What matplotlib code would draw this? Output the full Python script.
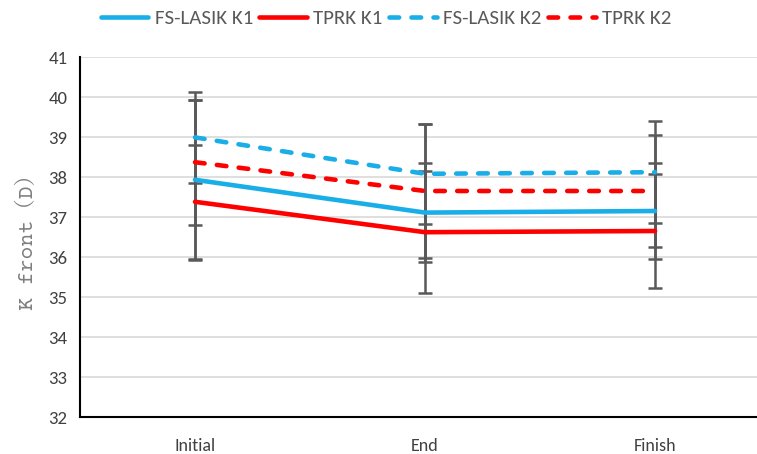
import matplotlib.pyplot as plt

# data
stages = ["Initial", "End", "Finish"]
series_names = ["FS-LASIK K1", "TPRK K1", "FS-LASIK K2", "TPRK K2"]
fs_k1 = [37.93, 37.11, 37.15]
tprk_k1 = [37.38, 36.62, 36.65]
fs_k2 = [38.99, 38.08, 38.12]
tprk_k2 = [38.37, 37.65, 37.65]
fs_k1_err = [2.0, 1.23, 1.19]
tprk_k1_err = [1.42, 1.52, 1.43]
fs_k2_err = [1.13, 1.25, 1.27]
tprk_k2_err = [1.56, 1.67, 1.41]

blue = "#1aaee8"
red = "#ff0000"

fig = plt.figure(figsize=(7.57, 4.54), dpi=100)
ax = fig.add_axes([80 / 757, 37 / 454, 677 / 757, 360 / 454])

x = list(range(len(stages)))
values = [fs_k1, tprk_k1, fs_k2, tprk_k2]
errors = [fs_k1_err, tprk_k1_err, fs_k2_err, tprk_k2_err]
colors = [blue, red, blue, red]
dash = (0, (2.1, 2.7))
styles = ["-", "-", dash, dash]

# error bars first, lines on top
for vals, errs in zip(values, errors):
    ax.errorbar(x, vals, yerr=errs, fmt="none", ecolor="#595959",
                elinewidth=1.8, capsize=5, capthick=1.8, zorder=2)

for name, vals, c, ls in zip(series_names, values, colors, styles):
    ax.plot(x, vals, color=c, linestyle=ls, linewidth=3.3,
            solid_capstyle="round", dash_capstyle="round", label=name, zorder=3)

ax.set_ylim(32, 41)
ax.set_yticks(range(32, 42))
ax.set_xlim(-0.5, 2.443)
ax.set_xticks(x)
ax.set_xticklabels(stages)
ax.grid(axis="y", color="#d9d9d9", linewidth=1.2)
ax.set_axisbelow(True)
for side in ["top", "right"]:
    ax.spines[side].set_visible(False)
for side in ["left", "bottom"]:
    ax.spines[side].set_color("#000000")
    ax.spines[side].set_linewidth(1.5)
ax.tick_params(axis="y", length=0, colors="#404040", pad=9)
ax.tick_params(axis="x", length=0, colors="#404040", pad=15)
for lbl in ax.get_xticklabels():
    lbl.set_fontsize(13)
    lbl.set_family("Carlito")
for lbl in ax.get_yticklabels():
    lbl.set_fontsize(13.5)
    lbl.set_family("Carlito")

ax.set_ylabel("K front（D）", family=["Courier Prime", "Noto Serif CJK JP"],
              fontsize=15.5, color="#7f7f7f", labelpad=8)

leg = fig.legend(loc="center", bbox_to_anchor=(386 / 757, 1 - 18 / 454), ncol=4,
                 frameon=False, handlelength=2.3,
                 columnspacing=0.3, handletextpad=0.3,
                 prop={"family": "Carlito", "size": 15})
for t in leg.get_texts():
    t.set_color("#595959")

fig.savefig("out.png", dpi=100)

════════════════

*EXERCISE PROMPT*:
Omit any images, then output the listing exactly.

*ANSWER TO THIS PROBLEM*:
What matplotlib code would draw this? Output the full Python script.
import matplotlib.pyplot as plt

# data
stages = ["Initial", "End", "Finish"]
series_names = ["FS-LASIK K1", "TPRK K1", "FS-LASIK K2", "TPRK K2"]
fs_k1 = [37.93, 37.11, 37.15]
tprk_k1 = [37.38, 36.62, 36.65]
fs_k2 = [38.99, 38.08, 38.12]
tprk_k2 = [38.37, 37.65, 37.65]
fs_k1_err = [2.0, 1.23, 1.19]
tprk_k1_err = [1.42, 1.52, 1.43]
fs_k2_err = [1.13, 1.25, 1.27]
tprk_k2_err = [1.56, 1.67, 1.41]

blue = "#1aaee8"
red = "#ff0000"

fig = plt.figure(figsize=(7.57, 4.54), dpi=100)
ax = fig.add_axes([80 / 757, 37 / 454, 677 / 757, 360 / 454])

x = list(range(len(stages)))
values = [fs_k1, tprk_k1, fs_k2, tprk_k2]
errors = [fs_k1_err, tprk_k1_err, fs_k2_err, tprk_k2_err]
colors = [blue, red, blue, red]
dash = (0, (2.1, 2.7))
styles = ["-", "-", dash, dash]

# error bars first, lines on top
for vals, errs in zip(values, errors):
    ax.errorbar(x, vals, yerr=errs, fmt="none", ecolor="#595959",
                elinewidth=1.8, capsize=5, capthick=1.8, zorder=2)

for name, vals, c, ls in zip(series_names, values, colors, styles):
    ax.plot(x, vals, color=c, linestyle=ls, linewidth=3.3,
            solid_capstyle="round", dash_capstyle="round", label=name, zorder=3)

ax.set_ylim(32, 41)
ax.set_yticks(range(32, 42))
ax.set_xlim(-0.5, 2.443)
ax.set_xticks(x)
ax.set_xticklabels(stages)
ax.grid(axis="y", color="#d9d9d9", linewidth=1.2)
ax.set_axisbelow(True)
for side in ["top", "right"]:
    ax.spines[side].set_visible(False)
for side in ["left", "bottom"]:
    ax.spines[side].set_color("#000000")
    ax.spines[side].set_linewidth(1.5)
ax.tick_params(axis="y", length=0, colors="#404040", pad=9)
ax.tick_params(axis="x", length=0, colors="#404040", pad=15)
for lbl in ax.get_xticklabels():
    lbl.set_fontsize(13)
    lbl.set_family("Carlito")
for lbl in ax.get_yticklabels():
    lbl.set_fontsize(13.5)
    lbl.set_family("Carlito")

ax.set_ylabel("K front（D）", family=["Courier Prime", "Noto Serif CJK JP"],
              fontsize=15.5, color="#7f7f7f", labelpad=8)

leg = fig.legend(loc="center", bbox_to_anchor=(386 / 757, 1 - 18 / 454), ncol=4,
                 frameon=False, handlelength=2.3,
                 columnspacing=0.3, handletextpad=0.3,
                 prop={"family": "Carlito", "size": 15})
for t in leg.get_texts():
    t.set_color("#595959")

fig.savefig("out.png", dpi=100)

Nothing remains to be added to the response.